• **Stated task**:
Give again, verbatim, the lines between the line that contains "Give me the" and the line that contains "var yTitle = 'Escala", counting both ends. Pictures are excluded from the copy.
---*---
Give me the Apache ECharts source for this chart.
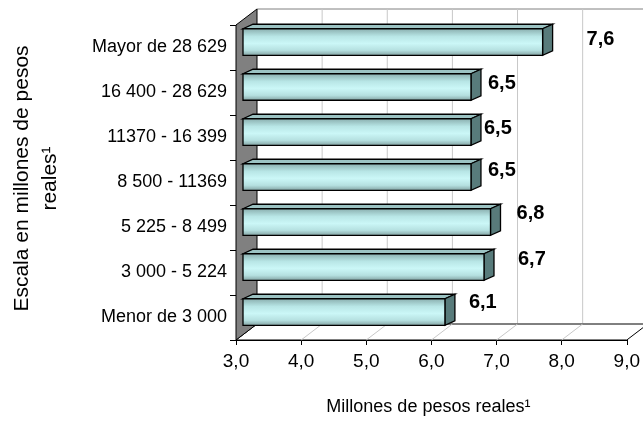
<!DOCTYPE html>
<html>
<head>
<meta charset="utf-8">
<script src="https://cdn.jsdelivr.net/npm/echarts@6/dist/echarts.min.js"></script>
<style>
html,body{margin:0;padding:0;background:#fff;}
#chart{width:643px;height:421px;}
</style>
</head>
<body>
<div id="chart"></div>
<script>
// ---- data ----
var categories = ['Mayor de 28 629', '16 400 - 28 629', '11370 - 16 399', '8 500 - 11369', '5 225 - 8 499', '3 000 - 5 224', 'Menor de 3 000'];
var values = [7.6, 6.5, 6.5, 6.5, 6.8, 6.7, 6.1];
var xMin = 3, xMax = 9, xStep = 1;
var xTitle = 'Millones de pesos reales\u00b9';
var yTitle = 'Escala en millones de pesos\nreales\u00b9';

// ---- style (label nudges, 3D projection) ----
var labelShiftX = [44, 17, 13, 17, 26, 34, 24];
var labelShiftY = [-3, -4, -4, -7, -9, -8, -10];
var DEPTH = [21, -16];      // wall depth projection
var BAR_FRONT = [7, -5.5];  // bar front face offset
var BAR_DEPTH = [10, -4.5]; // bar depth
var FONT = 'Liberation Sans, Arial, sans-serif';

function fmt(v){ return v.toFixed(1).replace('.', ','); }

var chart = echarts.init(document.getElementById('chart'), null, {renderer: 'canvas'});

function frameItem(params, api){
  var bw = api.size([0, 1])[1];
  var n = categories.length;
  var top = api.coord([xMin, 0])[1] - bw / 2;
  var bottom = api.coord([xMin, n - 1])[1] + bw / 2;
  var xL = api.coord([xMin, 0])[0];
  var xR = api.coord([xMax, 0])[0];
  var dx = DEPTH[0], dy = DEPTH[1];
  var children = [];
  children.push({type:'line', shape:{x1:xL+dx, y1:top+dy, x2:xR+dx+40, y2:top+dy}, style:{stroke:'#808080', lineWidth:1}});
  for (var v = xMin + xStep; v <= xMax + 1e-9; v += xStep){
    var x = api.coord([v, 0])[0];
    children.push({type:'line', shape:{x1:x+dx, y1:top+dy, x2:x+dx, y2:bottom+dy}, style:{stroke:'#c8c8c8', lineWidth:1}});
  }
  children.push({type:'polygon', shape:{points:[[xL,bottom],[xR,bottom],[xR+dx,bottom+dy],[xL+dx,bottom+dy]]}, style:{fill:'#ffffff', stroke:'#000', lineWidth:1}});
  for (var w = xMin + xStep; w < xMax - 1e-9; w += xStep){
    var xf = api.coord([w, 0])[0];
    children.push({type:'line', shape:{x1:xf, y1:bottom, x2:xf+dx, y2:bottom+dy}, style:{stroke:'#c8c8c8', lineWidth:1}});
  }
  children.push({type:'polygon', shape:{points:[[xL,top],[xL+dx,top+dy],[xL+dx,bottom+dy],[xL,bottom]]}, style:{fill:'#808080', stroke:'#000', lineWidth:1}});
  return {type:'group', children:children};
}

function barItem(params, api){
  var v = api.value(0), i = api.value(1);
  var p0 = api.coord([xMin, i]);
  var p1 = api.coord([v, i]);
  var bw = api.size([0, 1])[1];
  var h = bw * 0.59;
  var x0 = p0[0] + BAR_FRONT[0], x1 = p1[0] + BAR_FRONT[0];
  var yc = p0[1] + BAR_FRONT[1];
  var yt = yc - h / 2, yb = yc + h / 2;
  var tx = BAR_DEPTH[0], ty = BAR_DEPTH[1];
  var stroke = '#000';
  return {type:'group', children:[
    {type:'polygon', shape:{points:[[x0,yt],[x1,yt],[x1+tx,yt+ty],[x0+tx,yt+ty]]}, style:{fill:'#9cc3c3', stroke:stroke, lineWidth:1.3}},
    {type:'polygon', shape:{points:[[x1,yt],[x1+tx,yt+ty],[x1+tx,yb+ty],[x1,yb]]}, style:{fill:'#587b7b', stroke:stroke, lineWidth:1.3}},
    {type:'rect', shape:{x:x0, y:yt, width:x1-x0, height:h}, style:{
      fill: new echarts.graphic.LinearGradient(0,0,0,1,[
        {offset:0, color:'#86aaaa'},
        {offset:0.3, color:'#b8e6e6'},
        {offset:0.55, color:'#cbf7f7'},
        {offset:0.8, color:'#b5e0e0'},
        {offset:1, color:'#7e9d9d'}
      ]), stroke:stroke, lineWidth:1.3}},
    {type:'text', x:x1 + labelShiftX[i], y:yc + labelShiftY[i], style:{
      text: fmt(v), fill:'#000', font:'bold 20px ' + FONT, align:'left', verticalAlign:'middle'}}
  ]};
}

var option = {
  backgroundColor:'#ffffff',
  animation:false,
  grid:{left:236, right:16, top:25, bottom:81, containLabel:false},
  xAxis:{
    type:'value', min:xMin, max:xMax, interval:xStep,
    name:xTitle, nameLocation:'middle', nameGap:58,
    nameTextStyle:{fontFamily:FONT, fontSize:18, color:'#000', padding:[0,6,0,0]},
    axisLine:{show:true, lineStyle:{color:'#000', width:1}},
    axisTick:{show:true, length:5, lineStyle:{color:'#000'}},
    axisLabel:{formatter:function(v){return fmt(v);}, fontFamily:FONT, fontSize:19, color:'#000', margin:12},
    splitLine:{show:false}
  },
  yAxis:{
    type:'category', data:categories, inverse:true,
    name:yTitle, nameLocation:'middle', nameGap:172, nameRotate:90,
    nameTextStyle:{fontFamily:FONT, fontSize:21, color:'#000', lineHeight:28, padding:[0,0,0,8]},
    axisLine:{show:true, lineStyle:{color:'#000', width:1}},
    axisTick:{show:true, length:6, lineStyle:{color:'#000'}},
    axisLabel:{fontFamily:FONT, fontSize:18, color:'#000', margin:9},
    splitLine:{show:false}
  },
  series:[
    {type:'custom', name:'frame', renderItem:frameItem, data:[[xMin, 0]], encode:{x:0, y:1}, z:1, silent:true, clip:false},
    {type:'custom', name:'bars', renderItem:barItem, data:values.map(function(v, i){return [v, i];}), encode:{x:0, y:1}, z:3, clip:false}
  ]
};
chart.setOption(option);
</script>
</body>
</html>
---*---
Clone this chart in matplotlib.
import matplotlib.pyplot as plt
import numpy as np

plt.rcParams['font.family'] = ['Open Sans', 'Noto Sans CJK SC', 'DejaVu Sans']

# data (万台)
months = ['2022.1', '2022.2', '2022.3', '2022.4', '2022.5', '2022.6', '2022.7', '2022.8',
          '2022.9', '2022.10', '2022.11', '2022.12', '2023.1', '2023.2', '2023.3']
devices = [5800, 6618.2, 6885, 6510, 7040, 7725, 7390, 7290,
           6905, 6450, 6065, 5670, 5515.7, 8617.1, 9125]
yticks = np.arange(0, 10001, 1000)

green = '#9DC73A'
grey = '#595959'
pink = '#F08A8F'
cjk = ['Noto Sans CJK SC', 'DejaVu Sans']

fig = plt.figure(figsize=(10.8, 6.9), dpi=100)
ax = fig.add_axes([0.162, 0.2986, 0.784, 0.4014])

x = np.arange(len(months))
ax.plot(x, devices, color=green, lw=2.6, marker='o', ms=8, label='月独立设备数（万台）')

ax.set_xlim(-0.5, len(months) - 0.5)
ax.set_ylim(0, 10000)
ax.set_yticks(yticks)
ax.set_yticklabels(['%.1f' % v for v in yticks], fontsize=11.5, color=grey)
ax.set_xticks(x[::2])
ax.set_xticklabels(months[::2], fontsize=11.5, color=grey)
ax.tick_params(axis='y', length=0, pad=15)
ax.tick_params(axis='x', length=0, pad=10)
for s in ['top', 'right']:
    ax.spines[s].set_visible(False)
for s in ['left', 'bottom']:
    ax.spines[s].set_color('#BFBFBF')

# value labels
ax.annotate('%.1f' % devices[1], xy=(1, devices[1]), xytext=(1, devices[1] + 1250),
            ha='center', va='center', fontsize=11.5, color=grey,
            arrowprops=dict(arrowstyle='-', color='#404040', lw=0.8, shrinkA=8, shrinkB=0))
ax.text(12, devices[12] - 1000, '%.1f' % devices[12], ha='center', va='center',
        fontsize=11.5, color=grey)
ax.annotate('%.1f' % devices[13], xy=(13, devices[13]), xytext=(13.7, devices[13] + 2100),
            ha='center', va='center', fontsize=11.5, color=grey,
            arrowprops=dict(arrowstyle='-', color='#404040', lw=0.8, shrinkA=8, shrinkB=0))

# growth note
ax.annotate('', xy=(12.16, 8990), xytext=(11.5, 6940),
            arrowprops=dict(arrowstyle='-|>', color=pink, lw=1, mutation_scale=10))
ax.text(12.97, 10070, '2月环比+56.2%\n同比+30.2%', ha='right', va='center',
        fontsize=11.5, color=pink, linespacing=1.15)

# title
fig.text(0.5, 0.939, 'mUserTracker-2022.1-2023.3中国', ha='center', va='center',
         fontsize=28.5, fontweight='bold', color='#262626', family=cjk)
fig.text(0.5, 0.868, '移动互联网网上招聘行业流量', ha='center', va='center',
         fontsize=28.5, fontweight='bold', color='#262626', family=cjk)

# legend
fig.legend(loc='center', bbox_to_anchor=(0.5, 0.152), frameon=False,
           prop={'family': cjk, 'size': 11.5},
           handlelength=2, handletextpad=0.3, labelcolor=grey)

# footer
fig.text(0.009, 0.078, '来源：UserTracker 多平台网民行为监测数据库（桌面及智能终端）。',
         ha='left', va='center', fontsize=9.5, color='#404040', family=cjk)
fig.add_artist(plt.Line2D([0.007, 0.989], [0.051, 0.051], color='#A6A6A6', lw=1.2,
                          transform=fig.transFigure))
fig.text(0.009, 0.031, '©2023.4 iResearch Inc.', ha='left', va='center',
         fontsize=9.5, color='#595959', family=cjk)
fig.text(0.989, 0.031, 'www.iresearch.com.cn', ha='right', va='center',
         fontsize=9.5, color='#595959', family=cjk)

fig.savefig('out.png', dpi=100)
---*---
• **Solution for this exercise**:
Give me the Apache ECharts source for this chart.
<!DOCTYPE html>
<html>
<head>
<meta charset="utf-8">
<script src="https://cdn.jsdelivr.net/npm/echarts@6/dist/echarts.min.js"></script>
<style>
html,body{margin:0;padding:0;background:#fff;}
#chart{width:643px;height:421px;}
</style>
</head>
<body>
<div id="chart"></div>
<script>
// ---- data ----
var categories = ['Mayor de 28 629', '16 400 - 28 629', '11370 - 16 399', '8 500 - 11369', '5 225 - 8 499', '3 000 - 5 224', 'Menor de 3 000'];
var values = [7.6, 6.5, 6.5, 6.5, 6.8, 6.7, 6.1];
var xMin = 3, xMax = 9, xStep = 1;
var xTitle = 'Millones de pesos reales\u00b9';
var yTitle = 'Escala en millones de pesos\nreales\u00b9';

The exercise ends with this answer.